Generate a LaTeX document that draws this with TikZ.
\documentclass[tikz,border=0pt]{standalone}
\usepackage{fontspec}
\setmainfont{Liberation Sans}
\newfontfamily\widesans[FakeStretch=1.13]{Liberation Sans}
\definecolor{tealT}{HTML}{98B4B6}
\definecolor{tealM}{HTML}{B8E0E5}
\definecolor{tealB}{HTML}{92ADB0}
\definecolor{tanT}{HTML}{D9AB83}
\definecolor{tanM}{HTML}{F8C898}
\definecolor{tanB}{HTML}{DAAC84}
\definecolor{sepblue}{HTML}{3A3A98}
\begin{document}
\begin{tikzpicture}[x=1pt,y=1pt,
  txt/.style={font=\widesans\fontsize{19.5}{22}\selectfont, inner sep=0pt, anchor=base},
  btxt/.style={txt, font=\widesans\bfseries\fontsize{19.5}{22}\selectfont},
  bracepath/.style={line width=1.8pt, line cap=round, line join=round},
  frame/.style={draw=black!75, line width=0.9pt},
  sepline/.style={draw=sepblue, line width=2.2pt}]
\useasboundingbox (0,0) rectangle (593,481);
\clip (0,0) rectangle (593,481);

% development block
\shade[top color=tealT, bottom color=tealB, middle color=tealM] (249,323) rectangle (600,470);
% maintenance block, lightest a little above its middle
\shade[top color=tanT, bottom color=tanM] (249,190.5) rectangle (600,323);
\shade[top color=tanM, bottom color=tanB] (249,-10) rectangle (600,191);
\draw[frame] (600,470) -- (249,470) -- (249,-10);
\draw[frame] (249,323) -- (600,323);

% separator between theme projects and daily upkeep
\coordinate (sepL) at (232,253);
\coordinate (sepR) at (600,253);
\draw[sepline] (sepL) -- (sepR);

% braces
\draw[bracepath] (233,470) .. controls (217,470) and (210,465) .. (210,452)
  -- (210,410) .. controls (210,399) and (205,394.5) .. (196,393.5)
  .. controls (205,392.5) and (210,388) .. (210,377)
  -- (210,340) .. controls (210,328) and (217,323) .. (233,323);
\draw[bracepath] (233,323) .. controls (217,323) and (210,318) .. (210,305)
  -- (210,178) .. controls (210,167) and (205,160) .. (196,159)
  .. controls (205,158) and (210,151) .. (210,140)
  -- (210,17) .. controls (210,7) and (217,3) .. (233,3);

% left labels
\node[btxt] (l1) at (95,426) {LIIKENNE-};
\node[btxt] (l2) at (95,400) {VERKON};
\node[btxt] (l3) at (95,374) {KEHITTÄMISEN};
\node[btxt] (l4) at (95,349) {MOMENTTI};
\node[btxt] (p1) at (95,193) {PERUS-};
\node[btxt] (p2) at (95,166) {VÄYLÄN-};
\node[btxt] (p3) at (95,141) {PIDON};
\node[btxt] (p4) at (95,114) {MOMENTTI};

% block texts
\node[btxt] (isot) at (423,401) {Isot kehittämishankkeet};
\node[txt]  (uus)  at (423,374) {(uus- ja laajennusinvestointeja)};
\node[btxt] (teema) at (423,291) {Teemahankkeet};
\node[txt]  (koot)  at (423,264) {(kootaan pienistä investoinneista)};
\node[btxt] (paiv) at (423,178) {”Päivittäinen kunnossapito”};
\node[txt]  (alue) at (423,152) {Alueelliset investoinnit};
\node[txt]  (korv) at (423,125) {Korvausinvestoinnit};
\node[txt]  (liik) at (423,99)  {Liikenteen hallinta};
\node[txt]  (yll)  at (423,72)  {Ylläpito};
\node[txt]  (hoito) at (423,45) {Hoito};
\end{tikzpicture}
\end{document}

★ ★ ★ ★

Written task: The listing above should be transcribed in full, exactly as written.

Exercise answer:
Generate a LaTeX document that draws this with TikZ.
\documentclass[tikz,border=0pt]{standalone}
\usepackage{fontspec}
\setmainfont{Liberation Sans}
\newfontfamily\widesans[FakeStretch=1.13]{Liberation Sans}
\definecolor{tealT}{HTML}{98B4B6}
\definecolor{tealM}{HTML}{B8E0E5}
\definecolor{tealB}{HTML}{92ADB0}
\definecolor{tanT}{HTML}{D9AB83}
\definecolor{tanM}{HTML}{F8C898}
\definecolor{tanB}{HTML}{DAAC84}
\definecolor{sepblue}{HTML}{3A3A98}
\begin{document}
\begin{tikzpicture}[x=1pt,y=1pt,
  txt/.style={font=\widesans\fontsize{19.5}{22}\selectfont, inner sep=0pt, anchor=base},
  btxt/.style={txt, font=\widesans\bfseries\fontsize{19.5}{22}\selectfont},
  bracepath/.style={line width=1.8pt, line cap=round, line join=round},
  frame/.style={draw=black!75, line width=0.9pt},
  sepline/.style={draw=sepblue, line width=2.2pt}]
\useasboundingbox (0,0) rectangle (593,481);
\clip (0,0) rectangle (593,481);

% development block
\shade[top color=tealT, bottom color=tealB, middle color=tealM] (249,323) rectangle (600,470);
% maintenance block, lightest a little above its middle
\shade[top color=tanT, bottom color=tanM] (249,190.5) rectangle (600,323);
\shade[top color=tanM, bottom color=tanB] (249,-10) rectangle (600,191);
\draw[frame] (600,470) -- (249,470) -- (249,-10);
\draw[frame] (249,323) -- (600,323);

% separator between theme projects and daily upkeep
\coordinate (sepL) at (232,253);
\coordinate (sepR) at (600,253);
\draw[sepline] (sepL) -- (sepR);

% braces
\draw[bracepath] (233,470) .. controls (217,470) and (210,465) .. (210,452)
  -- (210,410) .. controls (210,399) and (205,394.5) .. (196,393.5)
  .. controls (205,392.5) and (210,388) .. (210,377)
  -- (210,340) .. controls (210,328) and (217,323) .. (233,323);
\draw[bracepath] (233,323) .. controls (217,323) and (210,318) .. (210,305)
  -- (210,178) .. controls (210,167) and (205,160) .. (196,159)
  .. controls (205,158) and (210,151) .. (210,140)
  -- (210,17) .. controls (210,7) and (217,3) .. (233,3);

% left labels
\node[btxt] (l1) at (95,426) {LIIKENNE-};
\node[btxt] (l2) at (95,400) {VERKON};
\node[btxt] (l3) at (95,374) {KEHITTÄMISEN};
\node[btxt] (l4) at (95,349) {MOMENTTI};
\node[btxt] (p1) at (95,193) {PERUS-};
\node[btxt] (p2) at (95,166) {VÄYLÄN-};
\node[btxt] (p3) at (95,141) {PIDON};
\node[btxt] (p4) at (95,114) {MOMENTTI};

% block texts
\node[btxt] (isot) at (423,401) {Isot kehittämishankkeet};
\node[txt]  (uus)  at (423,374) {(uus- ja laajennusinvestointeja)};
\node[btxt] (teema) at (423,291) {Teemahankkeet};
\node[txt]  (koot)  at (423,264) {(kootaan pienistä investoinneista)};
\node[btxt] (paiv) at (423,178) {”Päivittäinen kunnossapito”};
\node[txt]  (alue) at (423,152) {Alueelliset investoinnit};
\node[txt]  (korv) at (423,125) {Korvausinvestoinnit};
\node[txt]  (liik) at (423,99)  {Liikenteen hallinta};
\node[txt]  (yll)  at (423,72)  {Ylläpito};
\node[txt]  (hoito) at (423,45) {Hoito};
\end{tikzpicture}
\end{document}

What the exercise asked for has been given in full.